You have met them. You have read them. They have eaten your food. They have drunk your wine. And they bore you. Twenty one types of flamers you should watch out for.

1. Lol Logic Man: “If you’re naked, then what else will happen, hah? LOL”

2. Mr Curt & Wikipedia: Chap who checks out Wikipedia before commenting, and always starts a sentence with: “Get the proper facts. First of all…”

3. The Angry Metro-City Facebook Man: “It’s the corrupt politicians, you bastard! Not us, the poor people!”

4. The Short-Term Solution Purist: “Kick the bloody minorities out!”

5. Naive Senior Citizen: “The morals of this country have gone down.”

6. Wake Up Guy: “Wake Up, India! The entire story is a lie by the government!”

7. No Nonsense Misanthrope: Commentssocynical thereis nopunctuationorspace onlyafullstop that marks theultimatefinality of thethought. (With deadpan expression.)

8. LANGuageHOLOC,AUST! ANGRY… Guy: Comments so charged with emotion, everything is capitalised, punctuation is thrown around like confetti Indian award show-style. (Ends with at least four exclamation marks, and makes no sense.)
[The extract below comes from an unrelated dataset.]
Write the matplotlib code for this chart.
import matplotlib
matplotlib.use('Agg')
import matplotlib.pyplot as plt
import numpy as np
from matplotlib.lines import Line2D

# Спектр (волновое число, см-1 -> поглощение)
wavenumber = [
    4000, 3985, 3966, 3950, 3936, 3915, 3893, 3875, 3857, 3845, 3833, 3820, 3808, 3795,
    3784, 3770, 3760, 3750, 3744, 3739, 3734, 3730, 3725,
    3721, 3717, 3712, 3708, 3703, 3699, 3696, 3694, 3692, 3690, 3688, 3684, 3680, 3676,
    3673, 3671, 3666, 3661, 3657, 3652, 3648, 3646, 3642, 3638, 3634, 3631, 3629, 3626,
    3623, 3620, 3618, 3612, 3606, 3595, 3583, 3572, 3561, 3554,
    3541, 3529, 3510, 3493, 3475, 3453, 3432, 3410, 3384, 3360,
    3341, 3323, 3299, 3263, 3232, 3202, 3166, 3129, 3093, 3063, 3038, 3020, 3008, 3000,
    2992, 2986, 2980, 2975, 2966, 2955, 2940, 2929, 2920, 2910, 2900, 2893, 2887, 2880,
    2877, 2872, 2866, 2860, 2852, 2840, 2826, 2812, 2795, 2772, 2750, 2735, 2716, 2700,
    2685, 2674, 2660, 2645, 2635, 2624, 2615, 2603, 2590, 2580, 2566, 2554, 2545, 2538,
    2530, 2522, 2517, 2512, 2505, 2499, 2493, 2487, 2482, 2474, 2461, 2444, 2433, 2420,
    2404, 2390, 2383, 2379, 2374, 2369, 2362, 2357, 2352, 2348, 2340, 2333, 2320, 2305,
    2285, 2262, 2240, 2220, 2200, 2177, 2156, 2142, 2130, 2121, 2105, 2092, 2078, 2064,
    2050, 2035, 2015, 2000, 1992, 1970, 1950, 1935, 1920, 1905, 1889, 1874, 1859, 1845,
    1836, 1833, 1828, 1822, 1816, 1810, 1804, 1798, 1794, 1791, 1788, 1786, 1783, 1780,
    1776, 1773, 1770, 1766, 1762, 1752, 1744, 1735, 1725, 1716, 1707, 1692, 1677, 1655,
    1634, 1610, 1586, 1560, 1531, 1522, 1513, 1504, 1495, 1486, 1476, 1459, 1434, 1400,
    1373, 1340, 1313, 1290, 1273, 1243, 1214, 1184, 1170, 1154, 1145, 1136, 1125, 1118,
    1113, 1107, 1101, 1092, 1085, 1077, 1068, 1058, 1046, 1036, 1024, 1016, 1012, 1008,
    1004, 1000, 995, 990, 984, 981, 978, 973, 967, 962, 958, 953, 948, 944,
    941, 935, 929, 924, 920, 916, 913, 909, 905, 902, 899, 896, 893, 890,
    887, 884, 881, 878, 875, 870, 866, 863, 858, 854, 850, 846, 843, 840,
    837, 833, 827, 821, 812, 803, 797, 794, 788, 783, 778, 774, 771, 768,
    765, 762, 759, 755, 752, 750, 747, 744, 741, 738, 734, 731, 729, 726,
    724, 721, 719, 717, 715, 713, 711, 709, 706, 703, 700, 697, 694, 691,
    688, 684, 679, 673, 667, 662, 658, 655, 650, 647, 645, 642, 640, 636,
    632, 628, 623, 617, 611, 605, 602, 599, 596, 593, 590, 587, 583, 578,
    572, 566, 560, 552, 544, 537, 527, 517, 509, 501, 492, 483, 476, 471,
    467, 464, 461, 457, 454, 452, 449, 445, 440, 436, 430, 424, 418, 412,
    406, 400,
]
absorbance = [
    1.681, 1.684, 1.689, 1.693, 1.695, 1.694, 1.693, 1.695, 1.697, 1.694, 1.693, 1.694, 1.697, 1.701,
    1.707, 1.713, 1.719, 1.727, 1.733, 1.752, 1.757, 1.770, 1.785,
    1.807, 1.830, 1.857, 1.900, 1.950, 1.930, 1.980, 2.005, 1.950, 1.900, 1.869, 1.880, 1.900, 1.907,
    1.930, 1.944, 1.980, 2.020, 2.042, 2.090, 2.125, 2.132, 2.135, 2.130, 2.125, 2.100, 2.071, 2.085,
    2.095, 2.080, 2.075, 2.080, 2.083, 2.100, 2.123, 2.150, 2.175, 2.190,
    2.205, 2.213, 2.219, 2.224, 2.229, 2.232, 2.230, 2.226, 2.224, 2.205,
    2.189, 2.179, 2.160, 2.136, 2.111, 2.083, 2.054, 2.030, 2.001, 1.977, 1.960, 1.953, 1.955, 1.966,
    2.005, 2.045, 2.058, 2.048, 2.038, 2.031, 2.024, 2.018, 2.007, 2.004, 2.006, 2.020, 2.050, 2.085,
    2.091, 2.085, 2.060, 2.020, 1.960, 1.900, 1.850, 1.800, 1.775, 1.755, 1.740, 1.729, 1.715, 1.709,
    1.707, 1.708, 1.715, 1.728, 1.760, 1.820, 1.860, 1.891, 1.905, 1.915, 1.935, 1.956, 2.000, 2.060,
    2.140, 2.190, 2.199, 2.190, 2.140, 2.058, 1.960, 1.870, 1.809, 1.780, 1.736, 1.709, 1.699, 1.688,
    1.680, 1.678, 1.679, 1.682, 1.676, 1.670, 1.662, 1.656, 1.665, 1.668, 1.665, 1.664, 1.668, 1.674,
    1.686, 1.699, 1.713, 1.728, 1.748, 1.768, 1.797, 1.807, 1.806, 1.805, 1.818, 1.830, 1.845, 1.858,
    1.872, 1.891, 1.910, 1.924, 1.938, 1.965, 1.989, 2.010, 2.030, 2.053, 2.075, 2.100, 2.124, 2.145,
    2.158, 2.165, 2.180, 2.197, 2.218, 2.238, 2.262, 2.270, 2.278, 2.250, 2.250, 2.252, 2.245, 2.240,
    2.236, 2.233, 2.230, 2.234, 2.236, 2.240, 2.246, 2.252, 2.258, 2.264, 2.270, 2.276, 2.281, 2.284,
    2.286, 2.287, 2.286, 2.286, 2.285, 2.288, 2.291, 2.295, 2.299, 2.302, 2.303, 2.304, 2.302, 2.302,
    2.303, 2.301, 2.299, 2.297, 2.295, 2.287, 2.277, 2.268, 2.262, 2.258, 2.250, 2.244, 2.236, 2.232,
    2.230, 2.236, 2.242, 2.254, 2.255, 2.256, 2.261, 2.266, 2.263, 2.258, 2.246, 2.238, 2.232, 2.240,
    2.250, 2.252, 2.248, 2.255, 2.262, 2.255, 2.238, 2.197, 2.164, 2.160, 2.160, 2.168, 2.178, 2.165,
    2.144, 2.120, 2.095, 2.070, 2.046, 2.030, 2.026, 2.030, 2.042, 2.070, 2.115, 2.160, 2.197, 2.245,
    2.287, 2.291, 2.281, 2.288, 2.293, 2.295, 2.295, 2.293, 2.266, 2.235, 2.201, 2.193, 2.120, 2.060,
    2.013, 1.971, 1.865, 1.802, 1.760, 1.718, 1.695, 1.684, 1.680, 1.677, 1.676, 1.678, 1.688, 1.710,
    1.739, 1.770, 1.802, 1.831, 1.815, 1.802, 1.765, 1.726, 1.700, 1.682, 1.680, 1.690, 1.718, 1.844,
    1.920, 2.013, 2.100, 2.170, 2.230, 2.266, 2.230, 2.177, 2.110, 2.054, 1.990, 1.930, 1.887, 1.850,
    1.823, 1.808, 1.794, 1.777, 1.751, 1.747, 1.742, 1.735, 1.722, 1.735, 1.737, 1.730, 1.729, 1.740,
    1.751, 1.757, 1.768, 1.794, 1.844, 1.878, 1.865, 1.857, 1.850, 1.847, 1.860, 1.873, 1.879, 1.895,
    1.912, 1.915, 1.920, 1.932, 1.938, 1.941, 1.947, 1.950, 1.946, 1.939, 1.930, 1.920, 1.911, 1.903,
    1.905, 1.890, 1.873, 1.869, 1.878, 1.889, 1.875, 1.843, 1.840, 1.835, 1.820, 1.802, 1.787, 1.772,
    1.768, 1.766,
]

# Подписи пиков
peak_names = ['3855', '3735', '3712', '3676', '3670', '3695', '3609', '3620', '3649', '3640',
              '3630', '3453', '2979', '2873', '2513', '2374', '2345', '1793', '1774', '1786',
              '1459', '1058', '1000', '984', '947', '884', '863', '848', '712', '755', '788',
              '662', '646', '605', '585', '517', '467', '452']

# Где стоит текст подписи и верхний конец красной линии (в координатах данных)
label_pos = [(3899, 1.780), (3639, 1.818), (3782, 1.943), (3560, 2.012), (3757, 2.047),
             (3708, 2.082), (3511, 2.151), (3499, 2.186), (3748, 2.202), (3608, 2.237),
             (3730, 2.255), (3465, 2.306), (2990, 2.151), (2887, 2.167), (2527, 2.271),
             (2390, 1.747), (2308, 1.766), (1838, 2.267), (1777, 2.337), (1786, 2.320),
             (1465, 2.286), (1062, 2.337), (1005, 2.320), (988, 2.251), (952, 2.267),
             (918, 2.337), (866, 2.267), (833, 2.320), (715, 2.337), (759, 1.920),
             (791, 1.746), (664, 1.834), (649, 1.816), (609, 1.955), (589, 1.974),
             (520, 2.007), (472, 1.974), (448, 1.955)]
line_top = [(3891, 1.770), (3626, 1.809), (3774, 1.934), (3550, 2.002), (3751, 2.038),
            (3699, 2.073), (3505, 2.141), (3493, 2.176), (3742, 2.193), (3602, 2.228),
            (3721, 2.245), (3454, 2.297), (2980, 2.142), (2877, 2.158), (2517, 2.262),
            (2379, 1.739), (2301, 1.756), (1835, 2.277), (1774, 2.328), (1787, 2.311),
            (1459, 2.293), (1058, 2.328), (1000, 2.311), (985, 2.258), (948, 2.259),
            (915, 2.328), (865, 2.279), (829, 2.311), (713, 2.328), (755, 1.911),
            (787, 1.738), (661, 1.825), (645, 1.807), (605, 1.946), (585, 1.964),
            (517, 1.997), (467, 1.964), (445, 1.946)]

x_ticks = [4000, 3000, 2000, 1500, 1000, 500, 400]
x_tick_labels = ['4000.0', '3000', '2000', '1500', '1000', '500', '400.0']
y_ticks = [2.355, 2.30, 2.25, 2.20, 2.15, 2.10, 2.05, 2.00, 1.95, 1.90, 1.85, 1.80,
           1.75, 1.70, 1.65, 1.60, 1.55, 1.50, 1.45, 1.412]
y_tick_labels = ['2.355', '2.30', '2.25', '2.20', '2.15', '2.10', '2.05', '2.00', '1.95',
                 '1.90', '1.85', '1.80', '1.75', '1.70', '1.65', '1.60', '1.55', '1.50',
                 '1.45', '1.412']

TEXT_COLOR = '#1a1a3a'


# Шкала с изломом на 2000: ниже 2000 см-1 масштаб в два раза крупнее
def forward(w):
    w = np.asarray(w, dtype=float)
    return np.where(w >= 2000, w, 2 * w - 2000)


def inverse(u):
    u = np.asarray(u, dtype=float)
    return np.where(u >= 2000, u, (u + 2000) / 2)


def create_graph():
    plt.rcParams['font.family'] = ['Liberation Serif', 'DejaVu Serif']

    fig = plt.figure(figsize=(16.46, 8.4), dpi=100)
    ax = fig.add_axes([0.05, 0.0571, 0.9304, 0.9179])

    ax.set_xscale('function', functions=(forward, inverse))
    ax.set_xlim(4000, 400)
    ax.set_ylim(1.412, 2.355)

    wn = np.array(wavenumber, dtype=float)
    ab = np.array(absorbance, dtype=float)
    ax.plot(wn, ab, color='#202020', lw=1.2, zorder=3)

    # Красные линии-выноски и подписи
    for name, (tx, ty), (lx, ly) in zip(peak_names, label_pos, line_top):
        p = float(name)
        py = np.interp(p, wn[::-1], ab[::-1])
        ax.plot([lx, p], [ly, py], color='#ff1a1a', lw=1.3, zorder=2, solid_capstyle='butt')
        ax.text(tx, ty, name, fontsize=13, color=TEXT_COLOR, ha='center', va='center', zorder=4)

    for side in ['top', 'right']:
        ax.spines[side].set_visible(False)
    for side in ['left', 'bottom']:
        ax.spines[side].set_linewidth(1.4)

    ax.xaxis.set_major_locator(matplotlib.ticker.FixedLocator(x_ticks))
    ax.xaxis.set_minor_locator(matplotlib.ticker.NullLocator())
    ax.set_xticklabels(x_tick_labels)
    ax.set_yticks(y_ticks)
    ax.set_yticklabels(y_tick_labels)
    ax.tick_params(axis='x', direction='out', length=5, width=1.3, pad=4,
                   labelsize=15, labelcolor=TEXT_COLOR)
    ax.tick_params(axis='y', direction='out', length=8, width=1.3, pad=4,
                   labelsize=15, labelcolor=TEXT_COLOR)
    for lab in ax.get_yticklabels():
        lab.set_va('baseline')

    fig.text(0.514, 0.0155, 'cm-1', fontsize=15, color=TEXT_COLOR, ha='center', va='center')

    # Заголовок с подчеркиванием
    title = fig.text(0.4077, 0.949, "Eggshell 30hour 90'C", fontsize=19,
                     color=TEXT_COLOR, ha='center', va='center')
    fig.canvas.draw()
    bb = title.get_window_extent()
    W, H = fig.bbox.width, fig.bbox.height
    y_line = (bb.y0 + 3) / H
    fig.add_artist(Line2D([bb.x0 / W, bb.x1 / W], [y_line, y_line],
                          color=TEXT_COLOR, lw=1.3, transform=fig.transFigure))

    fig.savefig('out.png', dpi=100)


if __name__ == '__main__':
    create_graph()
“We’re as mad as hell, and we’re not going to take this anymore.” Howard Beale (Peter Finch), Network

9. Radical Truth Messiah: The history “professor” who’s either read too much Saffronised history or Marxist history. (Commonly used sentence: “If you read the PROPER history…”)

10. Random Godwin Crusader: “Hitler was right.”

11. The Racist Quim: “Go back to Pakistan!” “Bloody Aryans invaders!” “Economy is down because of underworld Muslims, but media won’t say!” “Education in India is horrible, because jobs are going to lower caste people!” “Hey! Minorities! Living in our country, so follow our rules!”

12. Apologetic Patriot: “Guys! We’re all Indians. Let’s unite and be one nation under the sky, because divided we fall. Have we forgotten the lessons of the Mahatma? Saffron for Hinduism, Green for Islam, White for Christianity and Blue for PEACE! That’s the only language I know. Ahimsa is the true way!”

13. Ban-It Bloke: “The government should ban such practices!” “Why hasn’t the government banned such a book? Say, it is hurting the sentiments of the people, say.” “This organisation should be fully banned.”

14. Capitalised ‘Shocked’ News Noob: “OMG! What is happening in INDIA? I am SHOCKED!”

15. Truth Assassin: “You’re all morons” (Logs out, listens to Gorgoroth, or something).

16. PC Peace Keeper: “Newspapers should not publish this sort of news! It will incite violence. The job of a newspaper is to keep peace. They have a responsibility, as this is very sensitive information. Very disappointed with TOI. Truly careless reporting.” (It’s always TOI).

17. Negative Nostalgia Man: “Ladies and gents! The seeds were sown by the British, and still we are fighting today.” “You can’t get Kohinoor back, what you will get Swiss bank money back, hah?” “Where is the Kohinoor? That only says a lot about our government, always licking British soles.”

18. Delusional Statistics Person: “What are you saying? 55,6079,48575,90 raised to the power of 54 Indians own NASA! And, the moon. Everything. India will be a superpower. We are the best. Read the statistics! It’s all there. Even Google is ours and we have the most universities and students.”

19. Forever Ashamed: “I am ashamed to be Indian!”

20. Forever Proud: “I say, why are you ashamed, sir? If you are so ashamed, then go to London or Chicago or something! There only you will be better.”

21. NRI-Hater: “Dear, NASA-boy.. Fuste’fall, you are not even here. So better shut up.”